> [Written task]: Restate the whole listing word for word. Pictures are left out.

-----

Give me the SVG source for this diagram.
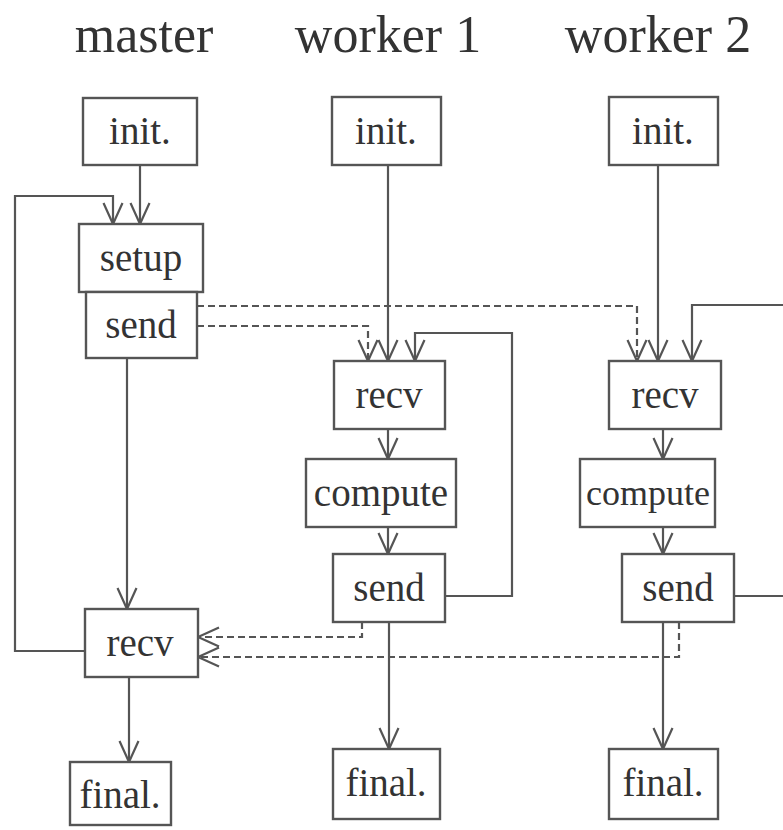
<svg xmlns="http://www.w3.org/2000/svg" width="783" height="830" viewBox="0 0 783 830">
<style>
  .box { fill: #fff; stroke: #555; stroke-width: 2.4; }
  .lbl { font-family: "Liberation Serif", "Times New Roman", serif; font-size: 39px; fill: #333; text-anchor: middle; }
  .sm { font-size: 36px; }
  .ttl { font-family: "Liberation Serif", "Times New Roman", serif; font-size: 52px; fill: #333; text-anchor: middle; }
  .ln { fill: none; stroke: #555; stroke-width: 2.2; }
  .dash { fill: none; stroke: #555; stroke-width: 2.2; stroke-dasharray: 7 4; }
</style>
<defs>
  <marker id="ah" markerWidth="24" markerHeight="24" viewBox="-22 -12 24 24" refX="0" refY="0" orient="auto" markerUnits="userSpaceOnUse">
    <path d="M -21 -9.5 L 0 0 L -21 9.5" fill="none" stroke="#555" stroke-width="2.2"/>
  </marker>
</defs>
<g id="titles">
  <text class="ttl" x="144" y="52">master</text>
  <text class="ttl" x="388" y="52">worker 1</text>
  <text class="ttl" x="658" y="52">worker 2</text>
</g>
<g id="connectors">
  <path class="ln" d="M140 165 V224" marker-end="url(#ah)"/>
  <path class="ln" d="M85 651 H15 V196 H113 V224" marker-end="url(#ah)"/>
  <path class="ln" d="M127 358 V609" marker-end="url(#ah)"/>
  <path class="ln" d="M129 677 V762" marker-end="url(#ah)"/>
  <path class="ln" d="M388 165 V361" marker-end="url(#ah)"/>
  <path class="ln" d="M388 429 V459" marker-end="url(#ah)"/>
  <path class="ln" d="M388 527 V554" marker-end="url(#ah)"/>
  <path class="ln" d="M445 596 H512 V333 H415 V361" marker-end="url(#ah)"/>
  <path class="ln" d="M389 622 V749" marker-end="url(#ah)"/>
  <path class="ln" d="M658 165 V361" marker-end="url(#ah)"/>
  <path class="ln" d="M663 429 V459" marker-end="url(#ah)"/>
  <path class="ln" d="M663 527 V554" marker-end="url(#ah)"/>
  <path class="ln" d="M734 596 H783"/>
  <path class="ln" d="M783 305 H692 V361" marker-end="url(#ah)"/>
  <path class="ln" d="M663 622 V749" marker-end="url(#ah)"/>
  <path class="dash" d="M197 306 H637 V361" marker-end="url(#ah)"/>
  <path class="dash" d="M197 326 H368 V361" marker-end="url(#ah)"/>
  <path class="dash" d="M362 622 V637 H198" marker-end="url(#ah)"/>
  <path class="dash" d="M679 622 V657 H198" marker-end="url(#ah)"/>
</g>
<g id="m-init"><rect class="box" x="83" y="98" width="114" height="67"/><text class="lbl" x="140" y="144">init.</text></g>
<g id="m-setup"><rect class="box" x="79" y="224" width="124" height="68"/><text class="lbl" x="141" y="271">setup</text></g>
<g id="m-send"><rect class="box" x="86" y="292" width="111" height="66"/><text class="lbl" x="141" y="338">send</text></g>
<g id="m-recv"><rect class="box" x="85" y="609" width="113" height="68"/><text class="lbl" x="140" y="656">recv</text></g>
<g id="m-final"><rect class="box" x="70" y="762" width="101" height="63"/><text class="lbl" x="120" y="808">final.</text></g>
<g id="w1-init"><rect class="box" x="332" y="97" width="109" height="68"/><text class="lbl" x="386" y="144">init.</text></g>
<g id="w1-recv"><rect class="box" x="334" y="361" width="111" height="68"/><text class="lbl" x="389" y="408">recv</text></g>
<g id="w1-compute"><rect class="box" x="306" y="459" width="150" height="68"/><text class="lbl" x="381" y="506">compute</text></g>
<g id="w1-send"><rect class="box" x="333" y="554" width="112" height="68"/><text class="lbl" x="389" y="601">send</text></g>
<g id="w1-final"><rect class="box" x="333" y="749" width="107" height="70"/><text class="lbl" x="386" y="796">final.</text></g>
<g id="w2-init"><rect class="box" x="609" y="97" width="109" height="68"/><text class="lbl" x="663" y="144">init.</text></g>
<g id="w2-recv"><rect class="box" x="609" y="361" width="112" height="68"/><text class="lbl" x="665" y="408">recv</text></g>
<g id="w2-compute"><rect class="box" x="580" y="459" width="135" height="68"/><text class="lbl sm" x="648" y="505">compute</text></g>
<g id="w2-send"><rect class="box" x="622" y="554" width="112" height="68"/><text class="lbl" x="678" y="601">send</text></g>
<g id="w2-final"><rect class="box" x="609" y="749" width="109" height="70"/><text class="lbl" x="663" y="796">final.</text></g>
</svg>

-----

> [Exercise result]:
Give me the SVG source for this diagram.
<svg xmlns="http://www.w3.org/2000/svg" width="783" height="830" viewBox="0 0 783 830">
<style>
  .box { fill: #fff; stroke: #555; stroke-width: 2.4; }
  .lbl { font-family: "Liberation Serif", "Times New Roman", serif; font-size: 39px; fill: #333; text-anchor: middle; }
  .sm { font-size: 36px; }
  .ttl { font-family: "Liberation Serif", "Times New Roman", serif; font-size: 52px; fill: #333; text-anchor: middle; }
  .ln { fill: none; stroke: #555; stroke-width: 2.2; }
  .dash { fill: none; stroke: #555; stroke-width: 2.2; stroke-dasharray: 7 4; }
</style>
<defs>
  <marker id="ah" markerWidth="24" markerHeight="24" viewBox="-22 -12 24 24" refX="0" refY="0" orient="auto" markerUnits="userSpaceOnUse">
    <path d="M -21 -9.5 L 0 0 L -21 9.5" fill="none" stroke="#555" stroke-width="2.2"/>
  </marker>
</defs>
<g id="titles">
  <text class="ttl" x="144" y="52">master</text>
  <text class="ttl" x="388" y="52">worker 1</text>
  <text class="ttl" x="658" y="52">worker 2</text>
</g>
<g id="connectors">
  <path class="ln" d="M140 165 V224" marker-end="url(#ah)"/>
  <path class="ln" d="M85 651 H15 V196 H113 V224" marker-end="url(#ah)"/>
  <path class="ln" d="M127 358 V609" marker-end="url(#ah)"/>
  <path class="ln" d="M129 677 V762" marker-end="url(#ah)"/>
  <path class="ln" d="M388 165 V361" marker-end="url(#ah)"/>
  <path class="ln" d="M388 429 V459" marker-end="url(#ah)"/>
  <path class="ln" d="M388 527 V554" marker-end="url(#ah)"/>
  <path class="ln" d="M445 596 H512 V333 H415 V361" marker-end="url(#ah)"/>
  <path class="ln" d="M389 622 V749" marker-end="url(#ah)"/>
  <path class="ln" d="M658 165 V361" marker-end="url(#ah)"/>
  <path class="ln" d="M663 429 V459" marker-end="url(#ah)"/>
  <path class="ln" d="M663 527 V554" marker-end="url(#ah)"/>
  <path class="ln" d="M734 596 H783"/>
  <path class="ln" d="M783 305 H692 V361" marker-end="url(#ah)"/>
  <path class="ln" d="M663 622 V749" marker-end="url(#ah)"/>
  <path class="dash" d="M197 306 H637 V361" marker-end="url(#ah)"/>
  <path class="dash" d="M197 326 H368 V361" marker-end="url(#ah)"/>
  <path class="dash" d="M362 622 V637 H198" marker-end="url(#ah)"/>
  <path class="dash" d="M679 622 V657 H198" marker-end="url(#ah)"/>
</g>
<g id="m-init"><rect class="box" x="83" y="98" width="114" height="67"/><text class="lbl" x="140" y="144">init.</text></g>
<g id="m-setup"><rect class="box" x="79" y="224" width="124" height="68"/><text class="lbl" x="141" y="271">setup</text></g>
<g id="m-send"><rect class="box" x="86" y="292" width="111" height="66"/><text class="lbl" x="141" y="338">send</text></g>
<g id="m-recv"><rect class="box" x="85" y="609" width="113" height="68"/><text class="lbl" x="140" y="656">recv</text></g>
<g id="m-final"><rect class="box" x="70" y="762" width="101" height="63"/><text class="lbl" x="120" y="808">final.</text></g>
<g id="w1-init"><rect class="box" x="332" y="97" width="109" height="68"/><text class="lbl" x="386" y="144">init.</text></g>
<g id="w1-recv"><rect class="box" x="334" y="361" width="111" height="68"/><text class="lbl" x="389" y="408">recv</text></g>
<g id="w1-compute"><rect class="box" x="306" y="459" width="150" height="68"/><text class="lbl" x="381" y="506">compute</text></g>
<g id="w1-send"><rect class="box" x="333" y="554" width="112" height="68"/><text class="lbl" x="389" y="601">send</text></g>
<g id="w1-final"><rect class="box" x="333" y="749" width="107" height="70"/><text class="lbl" x="386" y="796">final.</text></g>
<g id="w2-init"><rect class="box" x="609" y="97" width="109" height="68"/><text class="lbl" x="663" y="144">init.</text></g>
<g id="w2-recv"><rect class="box" x="609" y="361" width="112" height="68"/><text class="lbl" x="665" y="408">recv</text></g>
<g id="w2-compute"><rect class="box" x="580" y="459" width="135" height="68"/><text class="lbl sm" x="648" y="505">compute</text></g>
<g id="w2-send"><rect class="box" x="622" y="554" width="112" height="68"/><text class="lbl" x="678" y="601">send</text></g>
<g id="w2-final"><rect class="box" x="609" y="749" width="109" height="70"/><text class="lbl" x="663" y="796">final.</text></g>
</svg>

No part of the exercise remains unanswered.